Belgium a failed state? Don’t make me laugh

Belgium a failed state? Don’t make me laugh
Credit: Jilke Tielemans/The Brussels Times

Imagine hating your country so much you wish it was wiped off the map.

In most states this would be an act of political suicide. But not in Belgium, where this stance has made the extreme-right Vlaams Belang party the most popular in Flanders and the largest in the country ahead of regional and national elections on June 9.

In an interview with Brussels Times last month, the party’s leader Tom Van Grieken said Flanders should become an independent republic, with Brussels as its capital. “Belgium is a failed state,” he declared, without providing any evidence to back up his claim.

Van Grieken is not the first person to trash-talk Belgium. ‘Belgium is a failed state,’ screamed a 2015 op-ed in POLITICO, claiming the Paris terrorist attacks - which were planned in Brussels - were proof of the “failings of a divided, dysfunctional country.” More recently, and slightly more charitably, the Economist described Belgium as the “world’s most succesful failed state.”

When you think of failed states you probably think of countries like Somalia, Yemen and Afghanistan – poor, weak and unfree states ravaged by years of war and corruption. Belgium is clearly not one of those countries. But how do you prove the EU’s sixth richest country is not a failed state to those that are convinced it is?

Facts may be out of fashion in some quarters, but scan the stats and you’ll find that Belgium is one of the freest, richest, most educated and developed states in the world.

  • It is ranked 160th out of 179 countries in the Fragile State Index (formerly the Failed States Index). To avoid any confusion, the lower down the index you are, the less of a failed state you are.
  • Belgium is 12th out of over 200 countries on the United Nations’ Human Development Index - which reflects a country’s per capita income, education, and life expectancy. This places it above the United States, Canada, Japan, France and even Luxembourg, the EU’s richest country per capita.
  • As anyone who has spent time in Belgian hospitals can confirm, its health system is one of the best in the world, ranking fifth in Europe in overall healthcare and ninth in the world in terms of medical innovation.
  • Belgium has one of the highest tertiary education rates of any OECD country and was recently judged the seventh smartest European state out of 44, above France, Germany and Britain.
  • It scores 96/100 on Freedom House’s global freedom index – higher than Britain, France and Germany and streaks ahead of the United States.
  • Belgium is 16th out of 180 countries in Transparency International’s Corruption Perception’s Index.
  • Perhaps most importantly, Belgians don’t believe they live in a failed state. A higher percentage of Americans, Germans and Dutch think their society is broken than Belgians. And the country features near the bottom of league tables measuring whether a country’s political and economic system is bust or not. To be fair, 55% of Belgians feel their country is in decline, but this is less than the global average and the same as the United States.

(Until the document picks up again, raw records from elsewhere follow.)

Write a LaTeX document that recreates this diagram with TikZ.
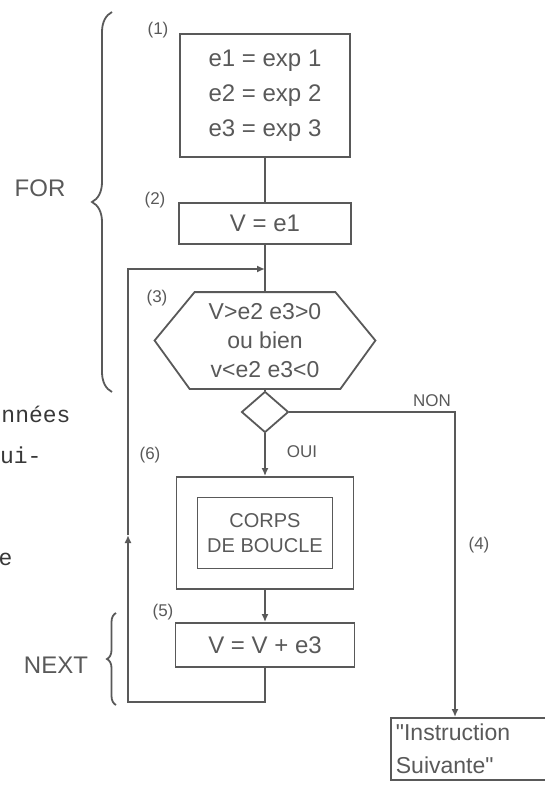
\documentclass[tikz,border=0pt]{standalone}
\usepackage{fontspec}
\setmainfont{Liberation Sans}
\newfontfamily\typedfont{Liberation Mono}
\usetikzlibrary{shapes.geometric,arrows.meta,decorations.pathreplacing}
\definecolor{ink}{gray}{0.35}
\definecolor{typed}{gray}{0.22}
\begin{document}
\begin{tikzpicture}[
  x=1pt, y=-1pt,
  box/.style={draw=ink, line width=1.8pt, inner sep=0pt, align=center, text=ink, font=\fontsize{24}{35}\selectfont},
  wire/.style={draw=ink, line width=1.8pt},
  tip/.style={-{Latex[length=8pt,width=7pt]}},
  tag/.style={text=ink, font=\fontsize{17}{19}\selectfont},
  side/.style={text=ink, font=\fontsize{24}{26}\selectfont},
  brc/.style={draw=ink, line width=1.8pt, decorate, decoration={brace, amplitude=#1}},
  frag/.style={anchor=base east, text=typed, font=\typedfont\fontsize{23}{25}\selectfont}
]
\useasboundingbox (0,0) rectangle (545,786);
\clip (0,0) rectangle (545,786);

% === Boxes ===
\node[box, minimum width=170pt, minimum height=123pt] (init) at (265,95.5) {e1 = exp 1\\e2 = exp 2\\e3 = exp 3};
\node[box, minimum width=172pt, minimum height=41pt] (start) at (265,223.5) {V = e1};
\coordinate (join) at (265,269);
\node[box, draw=none, minimum width=219pt, minimum height=95pt, font=\fontsize{23}{29}\selectfont] (test) at (265,340.5) {V>e2 e3>0\\ou bien\\v<e2 e3<0};
\draw[wire] (test.west) -- ([xshift=40pt]test.north west) -- ([xshift=-40pt]test.north east)
  -- (test.east) -- ([xshift=-35pt]test.south east) -- ([xshift=35pt]test.south west) -- cycle;
\node[diamond, draw=ink, line width=1.8pt, minimum width=47pt, minimum height=41pt, inner sep=0pt] (choice) at (265,412) {};
\node[box, minimum width=177pt, minimum height=112pt] (bodyout) at (265,533) {};
\node[box, minimum width=135pt, minimum height=71pt, font=\fontsize{20}{25}\selectfont] (body) at (265,533) {CORPS\\DE BOUCLE};
\node[box, minimum width=179pt, minimum height=44pt] (incr) at (265,645) {V = V + e3};
\node[box, anchor=north west, align=left, text width=160pt, inner xsep=5pt, inner ysep=6pt, font=\fontsize{23}{33}\selectfont] (next) at (390,717) {\textquotedbl Instruction\\Suivante\textquotedbl};

% === Connectors ===
\coordinate (back) at (128,702);
\coordinate (rise) at (128,535);
\coordinate (elbow) at (455,412);
\draw[wire] (init.south) -- (start.north);
\draw[wire] (start.south) -- (test.north);
\draw[wire] (test.south) -- (choice.north);
\draw[wire, tip] (choice.south) -- (bodyout.north);
\draw[wire, tip] (bodyout.south) -- (incr.north);
\draw[wire, tip] (incr.south) |- (back) -- (rise);
\draw[wire, tip] (rise) -- (back |- join) -- (join);
\draw[wire, tip] (choice.east) -- (elbow) -- (elbow |- next.north);

% === Labels ===
\node[tag] (l1) at (158,30) {(1)};
\node[tag] (l2) at (155,200) {(2)};
\node[tag] (l3) at (157,298) {(3)};
\node[tag] (l4) at (479,545) {(4)};
\node[tag] (l5) at (163,612) {(5)};
\node[tag] (l6) at (150,455) {(6)};
\node[tag] (oui) at (302,452) {OUI};
\node[tag] (non) at (432,401) {NON};

% === Braces ===
\draw[brc=20pt] (112,392) -- (112,12);
\node[side] (for) at (40,188) {FOR};
\draw[brc=9pt] (116,705) -- (116,613);
\node[side] (nxt) at (56,665) {NEXT};

% === Text beside the figure ===
\node[frag] (t1) at (74,422) {nnées};
\node[frag] (t2) at (45,463) {ui-};
\node[frag] (t3) at (16,565) {e};

\end{tikzpicture}
\end{document}
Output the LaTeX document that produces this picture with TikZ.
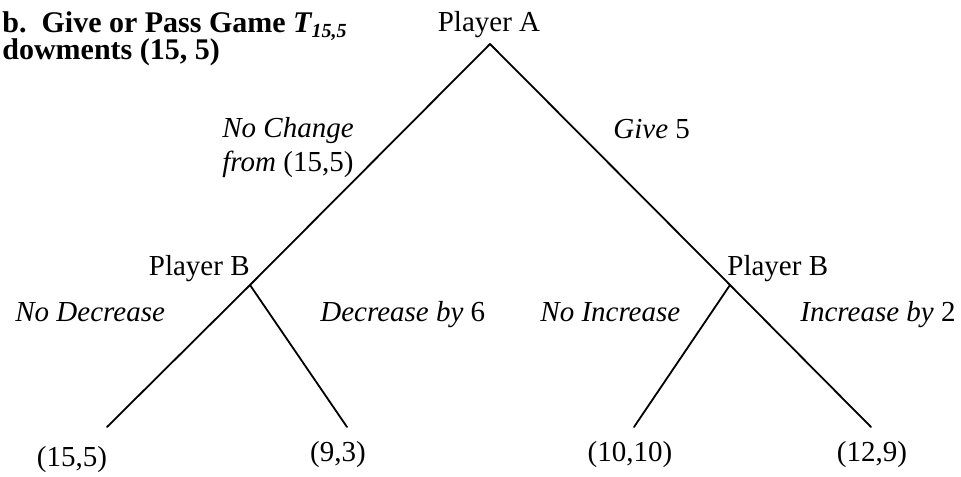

Belgium is far from being a perfect state. Personal taxes are the highest in the world, while the lasagne layers of government make public services inefficent. Lax enforcement of laws and a swamped justice system make it a haven for border-hopping criminals. And, like many European countries, it is incapable of defending itself against outside attacks due to decades of under-investment in the military. But this doesn’t make Belgium a dysfunctional state, let alone a failed one.

On the contrary, it could be a source of inspiration for certain countries paralysed by nostalgia, obsessed with world domination, gridlocked by political polarisation or torn apart by futile culture wars.

One of the ironies about Belgium being described as a failed state is there is less for the state to fail at than almost any other European country because so much power has been devolved to the three regions – Flanders, Wallonia and Brussels.

In a 1999 essay entitled ‘The Stateless State: why Belgium Matters,’ the historian Tony Judt wrote: “We all know, at the end of the twentieth century, that you can have too much state. But Belgium may be a useful reminder that you can also have too little.”

So maybe the real problem is not that the Belgian state has has too much power, but that it has too little to sort out the country’s problems. And far from being a failed state, maybe the real issue for those who would rather see Belgium destroyed is that it’s too successful.